- Born: Robert Cespedes October 24, 1954 (age 71) Thailand
- Occupations: Actor; singer;
- Years active: 1980–present
- Height: 1.80 m (5 ft 11 in)
- Children: 3

= Toon Hiranyasap =

Toon Hiranyasap (ทูน หิรัญทรัพย์, ; born October 24, 1954) is a Thai actor and singer. He is known for his work with Jarunee Suksawat.

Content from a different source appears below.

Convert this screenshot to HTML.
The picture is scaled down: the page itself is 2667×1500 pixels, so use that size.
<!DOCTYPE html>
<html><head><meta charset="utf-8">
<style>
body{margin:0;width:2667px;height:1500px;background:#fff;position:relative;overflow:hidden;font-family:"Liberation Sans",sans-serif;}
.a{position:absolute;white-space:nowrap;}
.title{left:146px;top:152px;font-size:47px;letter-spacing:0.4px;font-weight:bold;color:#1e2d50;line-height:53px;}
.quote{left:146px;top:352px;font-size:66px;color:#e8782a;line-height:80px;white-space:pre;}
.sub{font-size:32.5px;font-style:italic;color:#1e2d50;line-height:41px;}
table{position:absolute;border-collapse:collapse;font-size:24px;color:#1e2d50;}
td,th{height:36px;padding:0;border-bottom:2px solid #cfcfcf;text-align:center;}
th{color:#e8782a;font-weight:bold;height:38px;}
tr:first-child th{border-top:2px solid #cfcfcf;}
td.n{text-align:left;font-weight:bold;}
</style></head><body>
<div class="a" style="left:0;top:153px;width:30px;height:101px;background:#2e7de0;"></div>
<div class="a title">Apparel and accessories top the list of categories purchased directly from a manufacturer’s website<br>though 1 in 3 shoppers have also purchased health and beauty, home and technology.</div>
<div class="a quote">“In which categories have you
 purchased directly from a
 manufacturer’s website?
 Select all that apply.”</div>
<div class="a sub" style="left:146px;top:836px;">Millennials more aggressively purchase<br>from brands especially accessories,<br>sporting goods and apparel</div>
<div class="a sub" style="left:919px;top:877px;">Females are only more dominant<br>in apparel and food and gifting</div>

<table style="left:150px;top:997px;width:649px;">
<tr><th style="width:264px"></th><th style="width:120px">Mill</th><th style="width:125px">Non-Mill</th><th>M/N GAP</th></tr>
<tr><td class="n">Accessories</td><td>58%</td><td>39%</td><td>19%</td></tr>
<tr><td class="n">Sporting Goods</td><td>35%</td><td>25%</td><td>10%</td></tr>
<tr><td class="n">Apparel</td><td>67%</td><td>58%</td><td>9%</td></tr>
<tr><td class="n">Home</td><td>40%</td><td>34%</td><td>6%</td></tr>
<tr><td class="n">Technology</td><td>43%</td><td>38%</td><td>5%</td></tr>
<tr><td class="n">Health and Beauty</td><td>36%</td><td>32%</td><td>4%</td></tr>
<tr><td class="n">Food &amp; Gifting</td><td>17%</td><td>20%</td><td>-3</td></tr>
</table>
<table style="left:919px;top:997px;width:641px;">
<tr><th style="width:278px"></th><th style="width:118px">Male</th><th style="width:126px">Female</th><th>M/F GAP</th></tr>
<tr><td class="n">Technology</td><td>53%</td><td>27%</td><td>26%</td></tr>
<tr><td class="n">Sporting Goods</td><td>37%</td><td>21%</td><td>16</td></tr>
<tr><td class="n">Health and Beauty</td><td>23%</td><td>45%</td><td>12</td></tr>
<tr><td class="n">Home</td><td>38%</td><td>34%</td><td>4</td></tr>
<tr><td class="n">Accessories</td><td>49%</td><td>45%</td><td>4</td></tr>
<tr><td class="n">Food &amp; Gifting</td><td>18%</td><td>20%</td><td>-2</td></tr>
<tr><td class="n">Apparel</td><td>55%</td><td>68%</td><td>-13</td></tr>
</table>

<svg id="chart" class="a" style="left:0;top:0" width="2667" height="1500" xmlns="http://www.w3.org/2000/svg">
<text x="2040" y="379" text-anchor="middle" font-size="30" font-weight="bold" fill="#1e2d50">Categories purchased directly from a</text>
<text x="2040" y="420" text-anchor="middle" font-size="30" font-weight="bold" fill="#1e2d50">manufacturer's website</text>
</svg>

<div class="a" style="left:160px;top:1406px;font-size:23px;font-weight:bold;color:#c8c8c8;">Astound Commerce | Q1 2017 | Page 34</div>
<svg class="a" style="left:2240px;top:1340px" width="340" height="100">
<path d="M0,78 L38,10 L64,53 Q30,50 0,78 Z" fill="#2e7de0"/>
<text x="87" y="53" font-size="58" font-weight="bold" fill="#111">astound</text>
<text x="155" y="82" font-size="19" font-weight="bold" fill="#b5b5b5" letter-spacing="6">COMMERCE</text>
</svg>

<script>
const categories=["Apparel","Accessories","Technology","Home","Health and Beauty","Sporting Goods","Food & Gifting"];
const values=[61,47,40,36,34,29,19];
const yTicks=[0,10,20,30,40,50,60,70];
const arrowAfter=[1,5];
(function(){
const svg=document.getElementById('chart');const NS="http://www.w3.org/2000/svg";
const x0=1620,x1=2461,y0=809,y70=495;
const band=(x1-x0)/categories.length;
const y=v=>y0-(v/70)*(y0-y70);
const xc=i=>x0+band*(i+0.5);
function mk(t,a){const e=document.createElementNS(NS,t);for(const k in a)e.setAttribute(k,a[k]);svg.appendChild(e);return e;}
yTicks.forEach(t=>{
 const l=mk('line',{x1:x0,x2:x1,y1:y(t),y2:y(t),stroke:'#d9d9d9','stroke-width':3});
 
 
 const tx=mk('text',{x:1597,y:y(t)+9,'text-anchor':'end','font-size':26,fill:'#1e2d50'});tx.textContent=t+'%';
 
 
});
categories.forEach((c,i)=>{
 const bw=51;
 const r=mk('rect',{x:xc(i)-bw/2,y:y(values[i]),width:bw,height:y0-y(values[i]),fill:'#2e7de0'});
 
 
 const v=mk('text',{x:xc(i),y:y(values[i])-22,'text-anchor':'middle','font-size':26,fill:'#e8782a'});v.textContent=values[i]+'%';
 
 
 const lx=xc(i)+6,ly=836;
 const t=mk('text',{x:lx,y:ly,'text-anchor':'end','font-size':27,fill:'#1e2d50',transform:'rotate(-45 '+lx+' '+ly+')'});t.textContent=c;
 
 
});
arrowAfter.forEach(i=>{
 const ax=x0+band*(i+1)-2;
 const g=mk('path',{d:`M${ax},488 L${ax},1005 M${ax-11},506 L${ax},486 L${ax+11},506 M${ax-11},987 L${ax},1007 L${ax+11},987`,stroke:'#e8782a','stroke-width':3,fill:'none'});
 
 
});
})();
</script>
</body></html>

==Early life and education==
Hiranyasap was born to a Thai mother and a Filipino father, who died since Hiranyasap was at a young age. Shortly after graduated from Ruamrudee International School, he travelled to Tanzania with his stepfather for a year then came back to Thailand. He graduated with a Graphic Design degree from Victoria University, Australia.

==Career==
His debut film role was in Kaew (แก้ว) by director Piak Poster, which immediately made him one of the more popular actors of the time. His other works include a comedy Khai Luk Kheuy (ไข่ลูกเขย), Khun Pu Su Sa, Khun Ya Sexy (คุณปู่ซู่ซ่า คุณย่าเซ็กซี่).

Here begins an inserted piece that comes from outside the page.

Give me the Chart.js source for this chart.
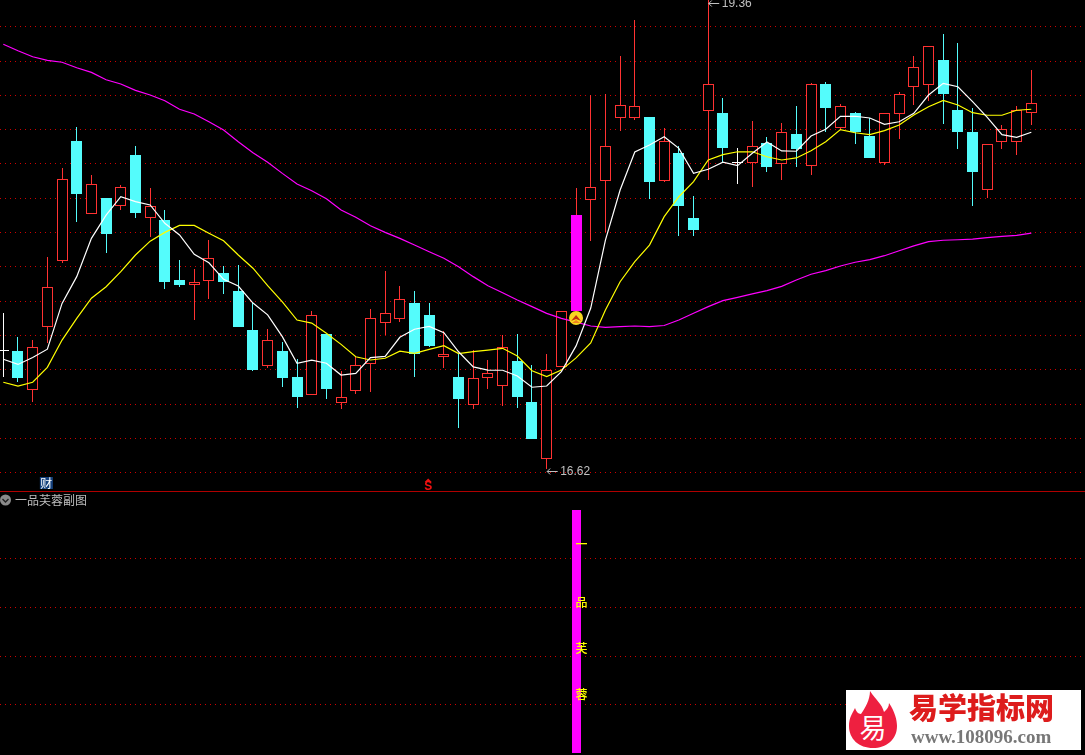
<!DOCTYPE html>
<html>
<head>
<meta charset="utf-8">
<title>一品芙蓉副图</title>
<script src="https://cdn.jsdelivr.net/npm/chart.js@4"></script>
<style>
    html, body { margin: 0; background: #000; overflow: hidden; }
    #stage { position: relative; width: 1085px; height: 755px; background: #000; }
    canvas { position: absolute; left: 0; display: block; }
    #grafK { top: 0; }
    #grafSub { top: 492px; }
    #sep { position: absolute; left: 0; top: 491px; width: 1085px; height: 1px; background: #b00000; }
    #titol { position: absolute; left: 15px; top: 492px; color: #bdbdbd; font: 12px/16px "Noto Sans CJK SC"; }
    #logo { position: absolute; left: 846px; top: 690px; width: 235px; height: 60px; background: #fff; }
    #logo svg { position: absolute; left: 0; top: 0; }
    #logo .nom { position: absolute; left: 63px; top: 0; color: #dd1c1c; font: 900 29px/32px "Noto Sans CJK SC"; white-space: nowrap; }
    #logo .web { position: absolute; left: 65px; top: 36px; color: #777; font: bold 19px/22px "Liberation Serif"; white-space: nowrap; }
</style>
</head>
<body>
<div id="stage">
    <canvas id="grafK" width="1085" height="491"></canvas>
    <div id="sep"></div>
    <canvas id="grafSub" width="1085" height="263"></canvas>
    <svg width="12" height="12" style="position:absolute;left:0;top:494px">
        <circle cx="5.5" cy="6" r="5.5" fill="#8a8a8a"/>
        <path d="M2.5 5 L5.5 8 L8.5 5" stroke="#222" stroke-width="1.4" fill="none"/>
    </svg>
    <div id="titol">一品芙蓉副图</div>
    <div id="logo">
        <svg width="60" height="60">
            <path d="M24 1 C30 10 36 14 38 22 C41 19 43 17 43 13 C49 22 51 30 51 36 C51 50 40 58 27 58 C13 58 3 49 3 36 C3 28 6 24 9 18 C10 21 12 24 15 24 C19 18 24 10 24 1 Z" fill="#ee2040"/>
            <text x="27" y="48" text-anchor="middle" fill="#fff" font-family="Noto Sans CJK SC" font-size="27">易</text>
        </svg>
        <div class="nom">易学指标网</div>
        <div class="web">www.108096.com</div>
    </div>
</div>
<script>
const highs = [17.531, 17.391, 17.373, 17.857, 18.375, 18.614, 18.336, 18.201, 18.277, 18.505,
    18.258, 18.132, 17.840, 17.787, 17.957, 17.805, 17.811, 17.589, 17.438, 17.362,
    17.263, 17.543, 17.408, 17.195, 17.276, 17.553, 17.774, 17.688, 17.659, 17.589,
    17.426, 17.296, 17.315, 17.257, 17.401, 17.408, 17.228, 17.292, 17.541, 18.260,
    18.802, 18.808, 19.030, 19.239, 18.674, 18.610, 18.505, 18.213, 19.360, 18.785,
    18.493, 18.650, 18.557, 18.639, 18.738, 18.870, 18.878, 18.750, 18.703, 18.668,
    18.695, 18.820, 19.030, 19.086, 19.158, 19.105, 18.726, 18.515, 18.627, 18.738, 18.948];
const lows = [17.159, 17.130, 17.012, 17.354, 17.824, 18.063, 18.110, 17.883, 18.132, 18.085,
    17.976, 17.673, 17.684, 17.492, 17.613, 17.642, 17.449, 17.195, 17.212, 17.099,
    16.979, 17.055, 17.029, 16.973, 17.060, 17.072, 17.403, 17.480, 17.158, 17.333,
    17.210, 16.860, 16.973, 17.088, 16.990, 16.979, 16.796, 16.620, 17.218, 17.543,
    17.952, 18.005, 18.594, 18.658, 18.197, 18.295, 17.982, 17.982, 18.308, 18.406,
    18.283, 18.266, 18.353, 18.306, 18.382, 18.336, 18.586, 18.598, 18.516, 18.435,
    18.396, 18.546, 18.744, 18.767, 18.633, 18.487, 18.155, 18.201, 18.487, 18.452, 18.627];
const opens = [17.309, 17.309, 17.084, 17.447, 17.836, 18.534, 18.110, 18.201, 18.157, 18.452,
    18.087, 18.073, 17.723, 17.696, 17.719, 17.764, 17.659, 17.432, 17.224, 17.309,
    17.158, 17.055, 17.408, 17.008, 17.078, 17.235, 17.474, 17.498, 17.589, 17.519,
    17.276, 17.158, 16.996, 17.154, 17.107, 17.251, 17.012, 16.681, 17.218, 17.543,
    18.192, 18.302, 18.670, 18.670, 18.674, 18.302, 18.464, 18.085, 18.711, 18.697,
    18.406, 18.407, 18.522, 18.401, 18.575, 18.390, 18.866, 18.611, 18.697, 18.563,
    18.407, 18.693, 18.850, 18.862, 19.006, 18.715, 18.586, 18.250, 18.530, 18.530, 18.699];
const closes = [17.309, 17.154, 17.331, 17.681, 18.311, 18.225, 18.281, 17.992, 18.264, 18.114,
    18.153, 17.712, 17.694, 17.710, 17.850, 17.712, 17.449, 17.199, 17.372, 17.152,
    17.041, 17.518, 17.088, 17.039, 17.226, 17.500, 17.529, 17.611, 17.294, 17.338,
    17.290, 17.029, 17.150, 17.179, 17.331, 17.041, 16.796, 17.197, 17.541, 18.102,
    18.264, 18.503, 18.742, 18.736, 18.295, 18.532, 18.155, 18.015, 18.864, 18.493,
    18.406, 18.503, 18.382, 18.585, 18.487, 18.864, 18.726, 18.736, 18.586, 18.435,
    18.695, 18.806, 18.964, 19.086, 18.808, 18.586, 18.353, 18.515, 18.602, 18.715, 18.754];

// mitjanes mòbils
const maBlanc = [17.261, 17.231, 17.271, 17.320, 17.587, 17.743, 17.966, 18.102, 18.209, 18.180,
    18.161, 18.054, 17.986, 17.873, 17.824, 17.727, 17.688, 17.589, 17.520, 17.393,
    17.238, 17.256, 17.238, 17.169, 17.179, 17.271, 17.278, 17.389, 17.436, 17.453,
    17.416, 17.305, 17.217, 17.198, 17.197, 17.164, 17.098, 17.105, 17.189, 17.339,
    17.560, 17.956, 18.248, 18.470, 18.511, 18.559, 18.491, 18.345, 18.369, 18.410,
    18.390, 18.462, 18.528, 18.476, 18.474, 18.563, 18.602, 18.678, 18.678, 18.668,
    18.631, 18.646, 18.695, 18.802, 18.870, 18.850, 18.763, 18.672, 18.571, 18.555, 18.585];
const maGroc = [17.127, 17.105, 17.127, 17.214, 17.373, 17.500, 17.617, 17.684, 17.772, 17.869,
    17.950, 18.001, 18.042, 18.042, 17.996, 17.952, 17.869, 17.792, 17.690, 17.596,
    17.490, 17.472, 17.413, 17.348, 17.276, 17.257, 17.267, 17.308, 17.296, 17.319,
    17.340, 17.294, 17.306, 17.315, 17.325, 17.280, 17.194, 17.160, 17.198, 17.269,
    17.356, 17.548, 17.713, 17.831, 17.927, 18.093, 18.209, 18.297, 18.423, 18.454,
    18.471, 18.471, 18.442, 18.423, 18.435, 18.477, 18.529, 18.600, 18.582, 18.571,
    18.594, 18.627, 18.685, 18.734, 18.771, 18.744, 18.699, 18.684, 18.684, 18.713, 18.719];
const maLila = [19.098, 19.060, 19.025, 19.004, 18.993, 18.961, 18.934, 18.891, 18.866, 18.829,
    18.802, 18.769, 18.719, 18.691, 18.646, 18.598, 18.530, 18.466, 18.410, 18.345,
    18.283, 18.244, 18.197, 18.131, 18.089, 18.040, 18.001, 17.966, 17.927, 17.888,
    17.850, 17.801, 17.743, 17.690, 17.649, 17.607, 17.568, 17.529, 17.500, 17.478,
    17.455, 17.447, 17.451, 17.455, 17.451, 17.458, 17.490, 17.529, 17.568, 17.603,
    17.622, 17.642, 17.661, 17.686, 17.723, 17.757, 17.778, 17.805, 17.827, 17.842,
    17.865, 17.894, 17.922, 17.947, 17.955, 17.958, 17.962, 17.970, 17.978, 17.984, 17.997];

const gridPreu = [19.2, 19.0, 18.8, 18.6, 18.4, 18.2, 18.0, 17.8, 17.6, 17.4, 17.2, 17.0, 16.8, 16.6];
const gridSub = [20, 40, 60, 80];
const senyalIdx = 39;
const senyalPreu = 17.502;
const senyalAlt = 100;
const senyalText = ['一', '品', '芙', '蓉'];
const senyalNivells = [85.8, 61.9, 43.3, 24.3];
const maxIdx = 48;
const minIdx = 37;
const eventCai = 3;
const eventS = 29;

const COLORS = {
    vermell: '#ff3232', cian: '#54fcfc', lila: '#ff00ff',
    groc: '#ffff00', blanc: '#ffffff', gris: '#c0c0c0', graella: '#d00000'
};

const xMin = -0.225, xMax = 73.655;
const idx = opens.map((_, i) => i);

function colorEspelma(i) {
    if (i === senyalIdx) return COLORS.vermell;
    if (opens[i] === closes[i]) return COLORS.blanc;
    return closes[i] > opens[i] ? COLORS.vermell : COLORS.cian;
}

function colorCos(i) {
    if (i === senyalIdx) return COLORS.lila;
    return colorEspelma(i);
}

function farciment(i) {
    if (i === senyalIdx) return COLORS.lila;
    if (opens[i] === closes[i]) return COLORS.blanc;
    return closes[i] > opens[i] ? '#000000' : COLORS.cian;
}

function liniaMa(valors, color, ordre) {
    return {
        type: 'line',
        data: valors.map((v, i) => ({ x: i, y: v })),
        borderColor: color,
        borderWidth: 1.2,
        pointRadius: 0,
        tension: 0,
        fill: false,
        order: ordre
    };
}

function escalaX() {
    return { type: 'linear', min: xMin, max: xMax, offset: false, display: false };
}

function escalaY(min, max, ticks) {
    return {
        min, max,
        afterBuildTicks: scale => { scale.ticks = ticks.map(v => ({ value: v })); },
        ticks: { display: false },
        grid: { color: COLORS.graella, drawTicks: false, lineWidth: 1 },
        border: { display: false, dash: [1, 4] }
    };
}

// Ajusta les barres a píxels sencers perquè les vores quedin nítides
const barresNetes = {
    id: 'barresNetes',
    afterDatasetsUpdate(chart) {
        chart.getSortedVisibleDatasetMetas().forEach(meta => {
            if (meta.type !== 'bar') return;
            meta.data.forEach(el => {
                el.x = Math.floor(el.x) + 0.5;
                el.y = Math.round(el.y);
                el.base = Math.round(el.base);
                if (el.y === el.base) el.y = el.base - 1;
                el.height = el.base - el.y;
            });
        });
    }
};

// Etiquetes del panell principal
const marquesK = {
    id: 'marquesK',
    afterDatasetsDraw(chart) {
        const { ctx, scales: { x, y } } = chart;
        ctx.save();

        // etiquetes de màxim i mínim
        ctx.font = '12px "Liberation Sans"';
        ctx.fillStyle = COLORS.gris;
        ctx.strokeStyle = COLORS.gris;
        ctx.textBaseline = 'middle';
        [[maxIdx, 3, '19.36'], [minIdx, 471, '16.62']].forEach(([i, py, txt]) => {
            const px = x.getPixelForValue(i);
            ctx.beginPath();
            ctx.moveTo(px + 0.5, py + 0.5); ctx.lineTo(px + 11, py + 0.5);
            ctx.moveTo(px + 0.5, py + 0.5); ctx.lineTo(px + 3.5, py - 2.5);
            ctx.moveTo(px + 0.5, py + 0.5); ctx.lineTo(px + 3.5, py + 3.5);
            ctx.stroke();
            ctx.fillText(txt, px + 13.5, py + 0.5);
        });

        // icona de senyal
        const sx = x.getPixelForValue(senyalIdx), sy = y.getPixelForValue(senyalPreu);
        ctx.beginPath(); ctx.arc(sx, sy, 7, 0, Math.PI * 2); ctx.fillStyle = '#f8d820'; ctx.fill();
        ctx.beginPath();
        ctx.moveTo(sx - 5, sy + 3); ctx.lineTo(sx, sy - 3); ctx.lineTo(sx + 5, sy + 3); ctx.lineTo(sx, sy + 1); ctx.closePath();
        ctx.fillStyle = '#c03010'; ctx.fill();
        ctx.beginPath();
        ctx.moveTo(sx - 4, sy + 5); ctx.lineTo(sx, sy + 2); ctx.lineTo(sx + 4, sy + 5); ctx.closePath();
        ctx.fillStyle = '#f08020'; ctx.fill();

        // marques d'esdeveniment sota el gràfic
        const cx = x.getPixelForValue(eventCai);
        ctx.fillStyle = '#14407c';
        ctx.fillRect(cx - 7.5, 477, 13, 12);
        ctx.fillStyle = COLORS.blanc;
        ctx.font = '12px "Noto Sans CJK SC"';
        ctx.textAlign = 'center';
        ctx.fillText('财', cx - 1, 483);

        const ex = x.getPixelForValue(eventS);
        ctx.fillStyle = '#f01010';
        ctx.font = 'bold 12px "Liberation Sans"';
        ctx.fillText('S', ex - 1, 487);
        ctx.beginPath();
        ctx.moveTo(ex - 4.5, 482); ctx.lineTo(ex - 1, 478.5); ctx.lineTo(ex + 2.5, 482); ctx.closePath();
        ctx.fill();
        ctx.restore();
    }
};

// Text vertical sobre la barra del subgràfic
const textSub = {
    id: 'textSub',
    afterDatasetsDraw(chart) {
        const { ctx, scales: { x, y } } = chart;
        ctx.save();
        ctx.fillStyle = COLORS.groc;
        ctx.font = '500 12px "Noto Sans CJK SC"';
        ctx.textAlign = 'center';
        ctx.textBaseline = 'middle';
        senyalText.forEach((t, i) => {
            ctx.fillText(t, x.getPixelForValue(senyalIdx) + 5.5, y.getPixelForValue(senyalNivells[i]));
        });
        ctx.restore();
    }
};

Chart.defaults.animation = false;
Chart.register(barresNetes);

new Chart(document.getElementById('grafK'), {
    type: 'bar',
    data: {
        datasets: [
            {
                data: idx.map(i => ({ x: i, y: [lows[i], highs[i]] })),
                backgroundColor: idx.map(colorEspelma),
                barThickness: 1,
                inflateAmount: 0,
                grouped: false,
                order: 5
            },
            {
                data: idx.map(i => ({ x: i, y: [opens[i], closes[i]] })),
                backgroundColor: idx.map(farciment),
                borderColor: idx.map(colorCos),
                borderWidth: 1,
                borderSkipped: false,
                barThickness: 11,
                inflateAmount: 0,
                minBarLength: 1,
                grouped: false,
                order: 4
            },
            liniaMa(maLila, COLORS.lila, 3),
            liniaMa(maGroc, COLORS.groc, 2),
            liniaMa(maBlanc, COLORS.blanc, 1)
        ]
    },
    options: {
        responsive: false,
        layout: { padding: 0 },
        plugins: { legend: { display: false }, tooltip: { enabled: false } },
        scales: { x: escalaX(), y: escalaY(16.493, 19.356, gridPreu) }
    },
    plugins: [marquesK]
});

new Chart(document.getElementById('grafSub'), {
    type: 'bar',
    data: {
        datasets: [{
            data: [{ x: senyalIdx, y: senyalAlt }],
            backgroundColor: COLORS.lila,
            barThickness: 9,
            inflateAmount: 0,
            grouped: false
        }]
    },
    options: {
        responsive: false,
        layout: { padding: 0 },
        plugins: { legend: { display: false }, tooltip: { enabled: false } },
        scales: { x: escalaX(), y: escalaY(-0.8, 107.6, gridSub) }
    },
    plugins: [textSub]
});
</script>
</body>
</html>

After many years of performing on stage, television dramas, special performance and films which can be counted more than 300, Hiranyasap took a break from the entertainment industry, and ventured in the business world. Recently, he has returned to Thai television series.

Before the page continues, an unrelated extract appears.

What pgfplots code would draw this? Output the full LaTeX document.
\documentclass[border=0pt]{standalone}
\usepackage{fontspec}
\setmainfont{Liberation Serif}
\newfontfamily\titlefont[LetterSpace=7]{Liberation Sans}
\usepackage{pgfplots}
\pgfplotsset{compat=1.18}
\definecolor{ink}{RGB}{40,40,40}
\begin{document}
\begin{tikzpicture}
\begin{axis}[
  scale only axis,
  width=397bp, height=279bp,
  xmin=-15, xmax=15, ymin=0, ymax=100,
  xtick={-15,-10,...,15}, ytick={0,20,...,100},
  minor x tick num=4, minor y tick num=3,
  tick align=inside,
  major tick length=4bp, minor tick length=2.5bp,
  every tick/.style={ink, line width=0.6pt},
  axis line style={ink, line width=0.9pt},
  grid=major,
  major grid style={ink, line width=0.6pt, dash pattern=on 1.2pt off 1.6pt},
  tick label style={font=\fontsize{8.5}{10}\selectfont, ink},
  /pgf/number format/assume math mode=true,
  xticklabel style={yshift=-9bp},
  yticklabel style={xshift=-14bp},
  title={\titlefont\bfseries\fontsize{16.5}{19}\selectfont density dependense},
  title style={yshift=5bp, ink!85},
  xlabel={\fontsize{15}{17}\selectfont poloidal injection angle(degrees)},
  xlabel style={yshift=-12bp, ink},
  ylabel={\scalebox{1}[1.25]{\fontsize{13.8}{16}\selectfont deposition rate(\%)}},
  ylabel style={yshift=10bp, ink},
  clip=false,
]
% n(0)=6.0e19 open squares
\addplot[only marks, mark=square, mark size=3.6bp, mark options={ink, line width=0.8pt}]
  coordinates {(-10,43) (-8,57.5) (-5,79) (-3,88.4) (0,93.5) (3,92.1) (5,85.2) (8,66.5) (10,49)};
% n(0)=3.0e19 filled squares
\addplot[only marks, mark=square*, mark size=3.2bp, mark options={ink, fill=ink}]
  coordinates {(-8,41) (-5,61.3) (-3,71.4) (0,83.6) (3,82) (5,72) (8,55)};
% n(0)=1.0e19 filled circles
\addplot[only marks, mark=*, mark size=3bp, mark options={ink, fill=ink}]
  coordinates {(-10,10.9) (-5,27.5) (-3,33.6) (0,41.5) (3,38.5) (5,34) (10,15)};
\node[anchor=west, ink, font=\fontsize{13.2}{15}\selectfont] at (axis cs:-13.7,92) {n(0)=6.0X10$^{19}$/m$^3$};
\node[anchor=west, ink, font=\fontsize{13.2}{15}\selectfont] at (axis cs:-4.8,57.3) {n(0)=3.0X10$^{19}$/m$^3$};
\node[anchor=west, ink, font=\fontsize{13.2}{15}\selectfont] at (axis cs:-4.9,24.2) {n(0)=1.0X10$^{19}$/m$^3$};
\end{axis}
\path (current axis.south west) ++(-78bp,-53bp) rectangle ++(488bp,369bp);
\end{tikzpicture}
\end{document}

Hiranyasap's come-back performance was in a Thai comedy film Pan Rock Na Yon (Rock Never Die), about a popular 1970s rock band returning to stage in the year 2004.

Hiranyasap regularly appears in Thai television dramas or lakorn and in many special events and performances. In 2006, he co-starred in Invisible Waves, directed by Pen-Ek Ratanaruang. In this Thai-Japanese-Korean film production, in which he portrayed Wiwat.

== Personal life ==
He has three daughters, Nam Fon, Nam Wan and Nam Tan. After 39 years of marriage, he filed for divorce from his wife in 2018.